Entendue cette semaine à la radio, cette information à propos de travaux réalisés par des chercheurs américains pour tenter de découvrir les recettes en vue de « fabriquer » un best-seller. Pour cela ils utilisèrent un millier d’ordinateurs pour analyser et comparer les grands succès de librairie, niant ainsi la part d’irrationnel dans l’histoire d’un livre ! Que sera notre humanité, lorsqu’il n’y aura plus que des best-sellers conçus par algorithmes ? Déjà que la tendance est à la concentration des ventes autour de quelques dizaines d’ouvrages, sur les 80 000 parutions annuelles !
Cette diversité éditoriale, je l’ai retrouvée samedi dernier dans la petite librairie de Château-Thierry qui m’avait invité pour une séance de dédicaces. Chaque librairie est unique, – celle-ci, par le contexte local, honore le fabuliste Jean de La Fontaine et les ouvrages sur le Champagne et la Grande Guerre -, mais toutes les librairies de France et d’ailleurs ont en commun d’être de riches lieux d’échanges.
Ce jour-là, un ancien brigadier de gendarmerie, une professeure d’allemand à la retraite, des dames qui trouvent dans les livres le meilleur remède contre la solitude, des agriculteurs et des édiles de la ville… échangent sur la disparition des services publics dans les campagnes, les difficultés du commerce de proximité, ou des rapports tumultueux entre agriculteurs et chasseurs, lorsqu’entre dans la librairie une jeune adolescente, accompagnée par son père. Elle a effectué dans cette librairie un stage d’une semaine, et apporte pour remercier de l’accueil une boîte de chocolats à la libraire qui s’empresse de les partager avec les clients.
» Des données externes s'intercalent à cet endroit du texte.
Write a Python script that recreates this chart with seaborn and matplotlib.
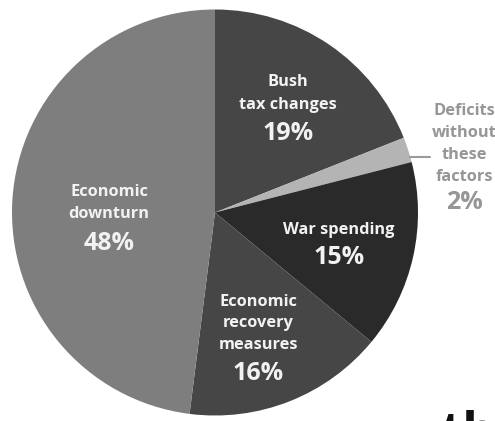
import matplotlib
matplotlib.use("Agg")
import matplotlib.pyplot as plt
import seaborn as sns

# ---- data ----
categories = ["Bush tax changes", "Deficits without these factors", "War spending",
              "Economic recovery measures", "Economic downturn"]
shares = [19, 2, 15, 16, 48]
label_lines = [["Bush", "tax changes"],
               ["Deficits", "without", "these", "factors"],
               ["War spending"],
               ["Economic", "recovery", "measures"],
               ["Economic", "downturn"]]
pct_labels = ["19%", "2%", "15%", "16%", "48%"]

# ---- styles / positions ----
slice_colors = ["#464646", "#b4b4b4", "#2a2a2a", "#464646", "#7e7e7e"]
text_colors = ["#f2f2f2", "#969696", "#f2f2f2", "#f2f2f2", "#f2f2f2"]
# (x center px, y of each line px, y of percent px)
text_pos = [(288, [82, 105], 133),
            (464, [111, 133, 155, 177], 202),
            (339, [230], 258),
            (258, [302, 323, 345], 373),
            (109, [192, 214], 243)]

sns.set_theme(style="white")
plt.rcParams["font.family"] = ["Open Sans", "DejaVu Sans"]

W, H = 495, 421
fig = plt.figure(figsize=(W / 100, H / 100), dpi=100)
fig.patch.set_facecolor("white")

cx, cy, r = 215, 212.5, 203
ax = fig.add_axes([(cx - r) / W, (H - cy - r) / H, 2 * r / W, 2 * r / H])
ax.pie(shares, colors=slice_colors, startangle=90, counterclock=False,
       radius=1, wedgeprops=dict(linewidth=0))
ax.set_xlim(-1, 1)
ax.set_ylim(-1, 1)
ax.set_aspect("equal")
ax.axis("off")

for (x, ys, py), lines, pct, col in zip(text_pos, label_lines, pct_labels, text_colors):
    for line, y in zip(lines, ys):
        fig.text(x / W, 1 - y / H, line, ha="center", va="center",
                 fontsize=11.8, fontweight="bold", color=col)
    fig.text(x / W, 1 - py / H, pct, ha="center", va="center",
             fontsize=18, fontweight="bold", color=col)

# leader line for the small slice
fig.add_artist(plt.Line2D([410 / W, 430 / W], [1 - 157 / H, 1 - 157 / H],
                          color="#9a9a9a", linewidth=1.5))

# cut-off logo fragment at bottom right
fig.text(441 / W, 1 - 448 / H, "th", ha="left", va="baseline",
         fontsize=37, fontweight="bold", color="#111111")

fig.savefig("out.png", dpi=100, facecolor="white")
Dans ce monde, obnubilé par le digital, qu’une collégienne choisisse d’effectuer un stage dans le monde des livres me réconforte quant à l’avenir de l’humanité et me fait oublier cette information sur la fabrication de best-sellers. « Une bibliothèque, c’est le carrefour de tous les rêves de l’humanité », écrivait Julien Green. On peut le dire aussi d’une librairie.